Anyways, in my attempt to not overdo it, I am going to knock another one of these posts out.  

Hughie Critz was considered one of the best defensive second basemen of his era.  A light hitter, his facility with the glove saw him mentioned in the same breath with his more offensively adept contemporaries like Honus Wagner, Eddie Collins, and Frankie Frisch.  What else do we know about Hughie?

  1. He was the son of a university president. His father was at various times president of the universities know known as Arkansas Tech and Mississippi State.  Despite being a ballplayer himself, the elder Critz was not happy when his son went out for baseball during his junior year  Mississippi State (nee Mississippi A&M)
  2. After graduating college, he started working as a cotton broker in Greenwood, MS but a agricultural depression that crashed cotton prices put paid to that choice. He became a pro ball player when his semi-pro team joined the Class D Mississippi State League.
  3. After the 1921 season, his contract was sold to the Memphis Chickasaws of the Class A Southern Association.  Following that season, he was promoted to the Double A Minneapolis Millers where he put in one full, and one partial season before being called up to Cincinnati in May of 1924. He was inserted immediately as the everday second baseman for the Redlegs and hit .322 over the course of the season. This represented his career high water mark for batting average.
  4. He went 2 for 4 in his debut game; hitting two singles off of the great Chicago pitcher Grover Cleveland Alexander.
  5. He had a reputation as a smart player, though in self-effacing style he once said “Such stars as Johnny Evers and Eddie Collins had set the fashion and brains and second base sort of went together, So I decided to appear smart, too.

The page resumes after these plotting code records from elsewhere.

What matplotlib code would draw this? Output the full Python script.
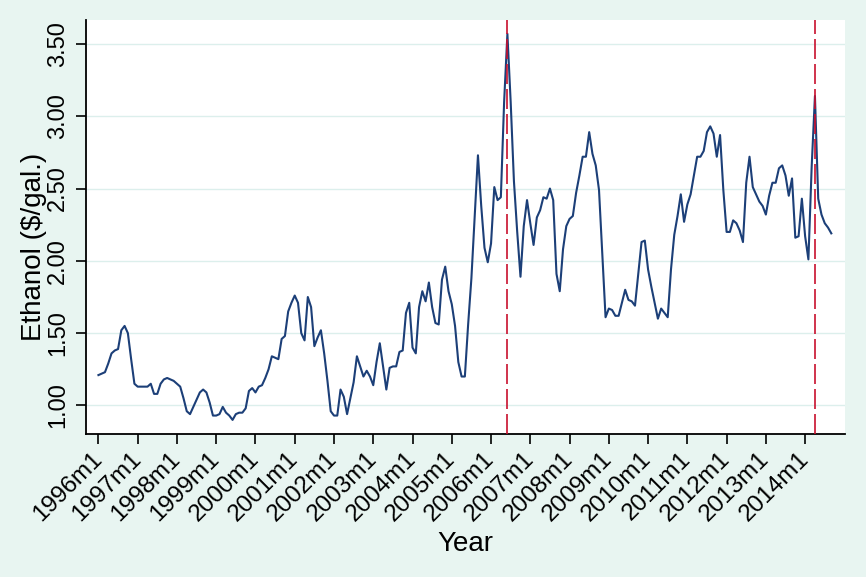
import matplotlib
matplotlib.use("Agg")
import matplotlib.pyplot as plt
import numpy as np

# Monthly ethanol price, 1996m1 .. 2014m9 ($/gal.)
start_year = 1996
prices = [
    # 1996
    1.21, 1.22, 1.23, 1.29, 1.36, 1.38, 1.39, 1.52, 1.55, 1.50, 1.32, 1.15,
    # 1997
    1.13, 1.13, 1.13, 1.13, 1.15, 1.08, 1.08, 1.15, 1.18, 1.19, 1.18, 1.17,
    # 1998
    1.15, 1.13, 1.05, 0.96, 0.94, 0.99, 1.04, 1.09, 1.11, 1.09, 1.02, 0.93,
    # 1999
    0.93, 0.94, 0.99, 0.95, 0.93, 0.90, 0.94, 0.95, 0.95, 0.98, 1.10, 1.12,
    # 2000
    1.09, 1.13, 1.14, 1.19, 1.25, 1.34, 1.33, 1.32, 1.46, 1.48, 1.65, 1.71,
    # 2001
    1.76, 1.71, 1.50, 1.45, 1.75, 1.68, 1.41, 1.47, 1.52, 1.36, 1.17, 0.96,
    # 2002
    0.93, 0.93, 1.11, 1.06, 0.94, 1.05, 1.16, 1.34, 1.27, 1.20, 1.24, 1.20,
    # 2003
    1.14, 1.30, 1.43, 1.27, 1.11, 1.26, 1.27, 1.27, 1.37, 1.38, 1.64, 1.71,
    # 2004
    1.40, 1.36, 1.68, 1.79, 1.72, 1.85, 1.68, 1.57, 1.56, 1.87, 1.96, 1.79,
    # 2005
    1.70, 1.55, 1.30, 1.20, 1.20, 1.56, 1.88, 2.30, 2.73, 2.38, 2.09, 1.99,
    # 2006
    2.12, 2.51, 2.42, 2.44, 3.10, 3.57, 3.10, 2.55, 2.20, 1.89, 2.24, 2.42,
    # 2007
    2.26, 2.11, 2.30, 2.35, 2.44, 2.43, 2.50, 2.42, 1.91, 1.79, 2.08, 2.24,
    # 2008
    2.29, 2.31, 2.47, 2.59, 2.72, 2.72, 2.89, 2.74, 2.66, 2.49, 2.05, 1.61,
    # 2009
    1.67, 1.66, 1.62, 1.62, 1.71, 1.80, 1.73, 1.72, 1.69, 1.91, 2.13, 2.14,
    # 2010
    1.94, 1.82, 1.71, 1.60, 1.67, 1.64, 1.61, 1.94, 2.18, 2.31, 2.46, 2.27,
    # 2011
    2.39, 2.46, 2.59, 2.72, 2.72, 2.76, 2.89, 2.93, 2.88, 2.72, 2.87, 2.49,
    # 2012
    2.20, 2.20, 2.28, 2.26, 2.21, 2.13, 2.54, 2.72, 2.51, 2.46, 2.41, 2.38,
    # 2013
    2.32, 2.45, 2.54, 2.54, 2.64, 2.66, 2.59, 2.45, 2.57, 2.16, 2.17, 2.43,
    # 2014
    2.17, 2.01, 2.65, 3.14, 2.43, 2.32, 2.26, 2.23, 2.19,
]
months = np.arange(len(prices))

# Event lines: 2006m6 and 2014m4 (months since 1996m1)
event_months = [125, 219]

tick_months = list(range(0, 217, 12))
tick_labels = [f"{start_year + i}m1" for i in range(len(tick_months))]
y_ticks = [1.00, 1.50, 2.00, 2.50, 3.00, 3.50]

bg = "#e8f5f1"
grid_c = "#dcefec"
navy = "#1c3f78"
red = "#c8102e"

plt.rcParams["font.family"] = ["Liberation Sans", "DejaVu Sans"]

fig = plt.figure(figsize=(8.66, 5.77), dpi=100, facecolor=bg)
ax = fig.add_axes([0.0993, 0.2487, 0.8765, 0.7175])
ax.set_facecolor("white")

for yt in y_ticks:
    ax.axhline(yt, color=grid_c, lw=1.0, zorder=1)

ax.plot(months, prices, color=navy, lw=1.5, zorder=3)
for em in event_months:
    ax.axvline(em, color=red, lw=1.2, dashes=(12, 3), zorder=4)

ax.set_xlim(-3.8, 228.2)
ax.set_ylim(0.806, 3.669)

ax.set_xticks(tick_months)
ax.set_xticklabels(tick_labels, rotation=45, ha="right", va="center",
                   rotation_mode="anchor", fontsize=17.5)
ax.set_yticks(y_ticks)
ax.set_yticklabels([f"{v:.2f}" for v in y_ticks], rotation=90,
                   va="center", fontsize=17)

ax.tick_params(axis="both", direction="out", length=7, width=1.2,
               color="black")
ax.tick_params(axis="y", pad=5)
ax.tick_params(axis="x", pad=9)

for s in ["top", "right"]:
    ax.spines[s].set_visible(False)
for s in ["left", "bottom"]:
    ax.spines[s].set_linewidth(1.3)
    ax.spines[s].set_color("black")

ax.set_xlabel("Year", fontsize=20, labelpad=4)
fig.text(34 / 866, 1 - 247 / 577, "Ethanol (\\$/gal.)", rotation=90,
         fontsize=20, ha="center", va="center")

fig.savefig("out.png", dpi=100, facecolor=bg)
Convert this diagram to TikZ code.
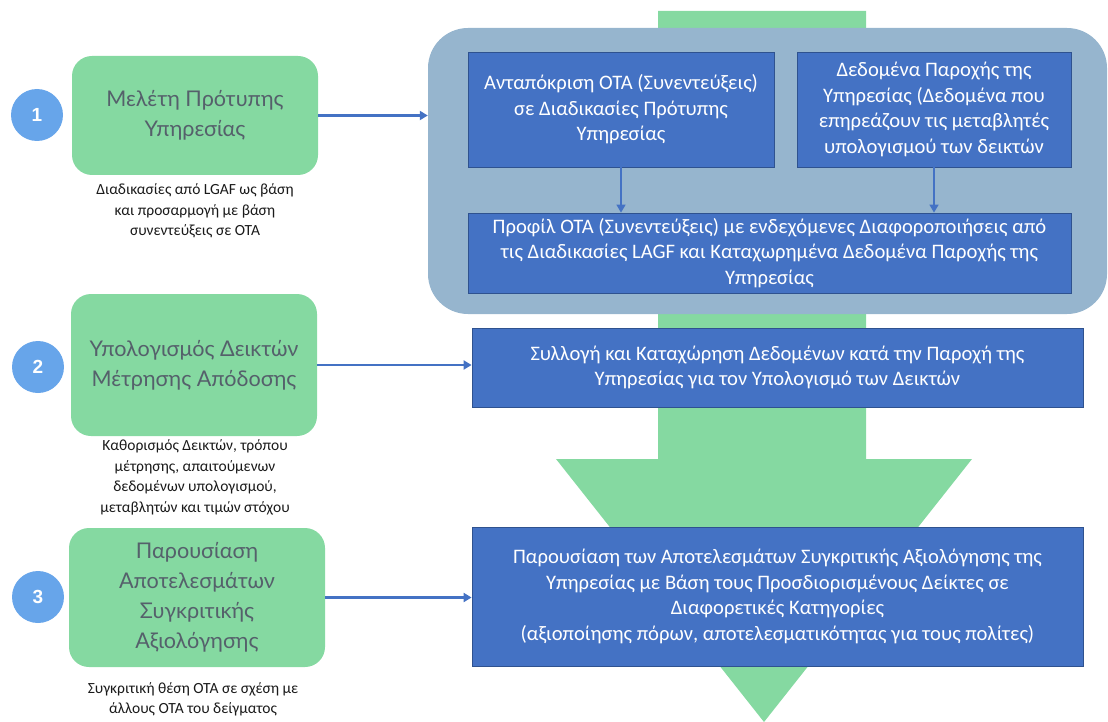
\documentclass[tikz,border=0pt]{standalone}
\usepackage{fontspec}
\setmainfont{Carlito}
\newfontfamily\latofont{Lato}
\newfontfamily\dotfont{Liberation Sans}
\usetikzlibrary{arrows.meta}

\definecolor{flowgreen}{HTML}{85D9A1}
\definecolor{panelblue}{HTML}{96B5CE}
\definecolor{boxblue}{HTML}{4472C4}
\definecolor{boxedge}{HTML}{2F528F}
\definecolor{stepdot}{HTML}{67A5EA}
\definecolor{steptext}{HTML}{55606B}
\definecolor{notetext}{HTML}{1A1A1A}

\tikzset{
  stagebox/.style={fill=flowgreen, draw=none, rounded corners=20pt, align=center,
    text=steptext, inner sep=0pt, font=\latofont\fontsize{21.6}{30}\selectfont},
  stepdot/.style={circle, fill=stepdot, minimum size=52pt, inner sep=0pt,
    text=white, font=\dotfont\bfseries\fontsize{19}{24}\selectfont},
  taskbox/.style={fill=boxblue, draw=boxedge, line width=0.8pt, align=center,
    text=white, inner sep=0pt, font=\fontsize{20.6}{25.5}\selectfont},
  note/.style={align=center, text=notetext, inner sep=0pt,
    font=\fontsize{15.5}{20.5}\selectfont},
  link/.style={draw=boxblue, line width=2.2pt,
    -{Triangle[length=8pt,width=9pt]}},
}

\begin{document}
\begin{tikzpicture}[x=1pt,y=-1pt]
\useasboundingbox (0,0) rectangle (1108,722);

% broad flow arrow running down behind the panels
\fill[flowgreen] (658,11) -- (866,11) -- (866,459) -- (972,459) -- (764,722)
  -- (556,459) -- (658,459) -- cycle;

% light panel grouping the first stage's tasks
\node[fill=panelblue, rounded corners=40pt, minimum width=679pt,
  minimum height=286pt, inner sep=0pt] (panel) at (767.5,171) {};

% numbered stages
\node[stepdot] (n1) at (37,115) {1};
\node[stepdot] (n2) at (38,367) {2};
\node[stepdot] (n3) at (38,597) {3};

\node[stagebox, minimum width=246pt, minimum height=119pt] (s1) at (195,115.5)
  {Μελέτη Πρότυπης\\Υπηρεσίας};
\node[stagebox, minimum width=246pt, minimum height=142pt] (s2) at (194,365)
  {Υπολογισμός Δεικτών\\Μέτρησης Απόδοσης};
\node[stagebox, minimum width=256pt, minimum height=139pt] (s3) at (197,597.5)
  {Παρουσίαση\\Αποτελεσμάτων\\Συγκριτικής\\Αξιολόγησης};

% notes under the stages
\node[note] (c1) at (195,211)
  {Διαδικασίες από LGAF ως βάση\\και προσαρμογή με βάση\\συνεντεύξεις σε ΟΤΑ};
\node[note] (c2) at (195,477.5)
  {Καθορισμός Δεικτών, τρόπου\\μέτρησης, απαιτούμενων\\δεδομένων υπολογισμού,\\μεταβλητών και τιμών στόχου};
\node[note] (c3) at (193,699.5)
  {Συγκριτική θέση ΟΤΑ σε σχέση με\\άλλους ΟΤΑ του δείγματος};

% tasks
\node[taskbox, minimum width=306pt, minimum height=115pt] (ta) at (621,109.5)
  {Ανταπόκριση ΟΤΑ (Συνεντεύξεις)\\σε Διαδικασίες Πρότυπης\\Υπηρεσίας};
\node[taskbox, minimum width=274pt, minimum height=115pt] (tb) at (934,109.5)
  {Δεδομένα Παροχής της\\Υπηρεσίας (Δεδομένα που\\επηρεάζουν τις μεταβλητές\\υπολογισμού των δεικτών};
\node[taskbox, minimum width=603pt, minimum height=80pt] (tc) at (769.5,253)
  {Προφίλ ΟΤΑ (Συνεντεύξεις) με ενδεχόμενες Διαφοροποιήσεις από\\τις Διαδικασίες LAGF και Καταχωρημένα Δεδομένα Παροχής της\\Υπηρεσίας};
\node[taskbox, minimum width=611pt, minimum height=79pt] (td) at (777.5,367.5)
  {Συλλογή και Καταχώρηση Δεδομένων κατά την Παροχή της\\Υπηρεσίας για τον Υπολογισμό των Δεικτών};
\node[taskbox, minimum width=611pt, minimum height=139pt] (te) at (777.5,596.5)
  {Παρουσίαση των Αποτελεσμάτων Συγκριτικής Αξιολόγησης της\\Υπηρεσίας με Βάση τους Προσδιορισμένους Δείκτες σε\\Διαφορετικές Κατηγορίες\\(αξιοποίησης πόρων, αποτελεσματικότητας για τους πολίτες)};

% connectors
\draw[link] (s1.east) -- (s1.east -| panel.west);
\draw[link] (s2.east) -- (s2.east -| td.west);
\draw[link] (s3.east) -- (s3.east -| te.west);
\draw[link, line width=1.6pt] (ta.south) -- (ta.south |- tc.north);
\draw[link, line width=1.6pt] (tb.south) -- (tb.south |- tc.north);
\end{tikzpicture}
\end{document}
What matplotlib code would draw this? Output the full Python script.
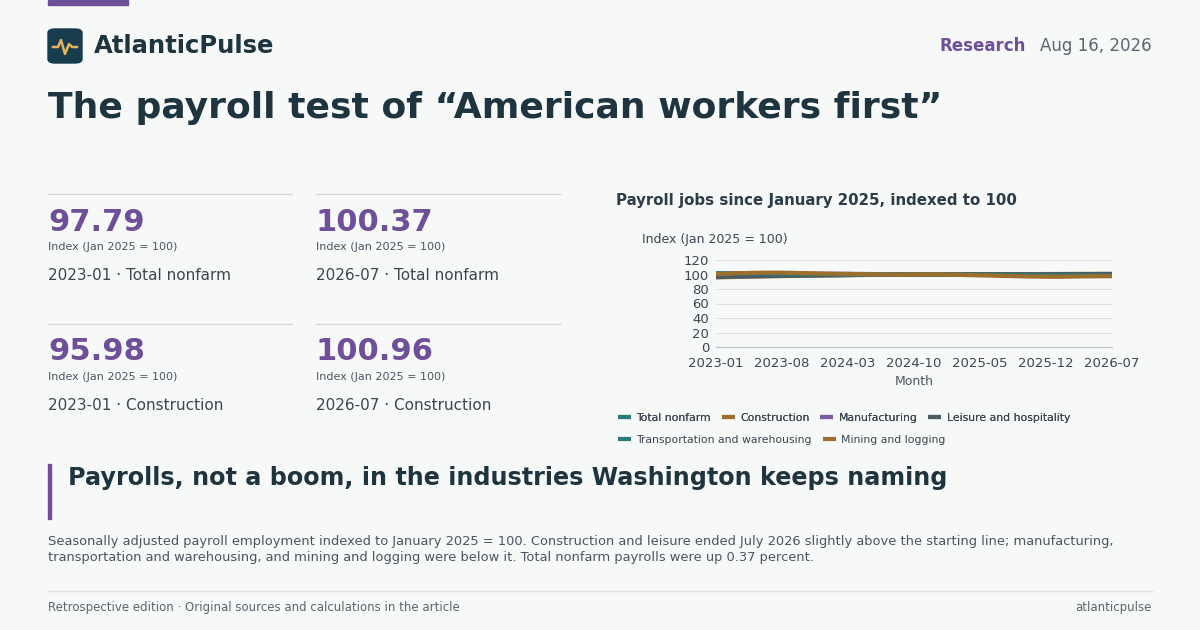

I shifted to the right for this batter, to the left for that one, guessed wrong half the time but got away with it.”
  6. In 1929 after a hard slide by Riggs Stephenson took out Hughie, injuring his knee, an on-field fight ensued between the Cubs and the Reds.  Making the incident noteworthy, the teams continued the brawl post-game while waiting for their respective trains.
  7. Critz was long coveted by NY Giants manager John McGraw, who finally managed to trade for him in 1930.  This allowed him to make his sole post season appearance with the Giants in their 1933 World Series victory.
  8. Critz was very superstitious. One such superstition was the need to move his rival second baseman's glove when he took the field at the start of an inning.  Frankie Frisch would deliberately take his glove with him to the bench and Fritz would have to chase him down to touch the glove in order to satisfy his compulsion.
  9. In retirement, he owned a 1,000 acre plantation and a Ford-Lincoln dealership in Greenwood.
  10. While not a familiar name today, Hughie was elected to the Cincinnati Reds Hall of Fame and was chosen by Cinci fans as the second baseman on the Reds’ all-time team in 1969, nearly 40 years after he was traded away.
I suppose I should do a 2024 retrospective and goal setting for the 2025 collecting season.  Perhaps this weekend.  In the mean time...

What I am listening to: Sing by Travis




1 comment:

  1. Guy played 12 years in the majors and had 1,500 hits and I never heard of him until now. I don't know how that happens.
    My daughter got covid last month for the first time. I still haven't gotten it.